Soybean traders are the most bearish in nine years as record harvests from the U.S. to Brazil boost stockpiles to an all-time high.
Fifteen of 20 analysts surveyed by Bloomberg News said soybeans will fall next week, the most since September 2005. Only two respondents were bullish and three were neutral.
The U.S. Department of Agriculture predicted this week that global supplies will increase 35 percent from last year, reaching 89.87 million metric tons by the end of the season. Soybean futures have slumped 20 percent this year on the Chicago Board of Trade, the global benchmark.
“It’s not surprising that so many people are bearish,” said Brian Grete, the editor of the Pro Farmer newsletter in Cedar Falls, Iowa. “When they want to be bullish, they talk about the demand side of things. When they want to be bearish, they talk about the supply.”
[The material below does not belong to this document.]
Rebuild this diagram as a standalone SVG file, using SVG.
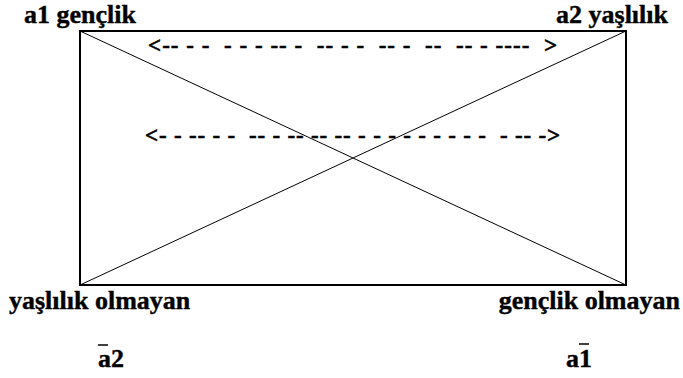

Corn and wheat fell in tandem with soybeans earlier this year amid prospects of record global production of grain. Corn traders surveyed by Bloomberg were bearish for a fourth week, with 10 out of 19 analysts expecting prices to decline. Twelve of 18 wheat traders predicted losses, the most pessimistic reading in five weeks.
Soybeans rose 0.8 percent to $10.505 a bushel as of 5:25 a.m. in Chicago. Prices touched $9.04 on Oct. 1, a four-year low before rebounding 15 percent since then on increasing demand for U.S. exports from countries including China, the top consumer.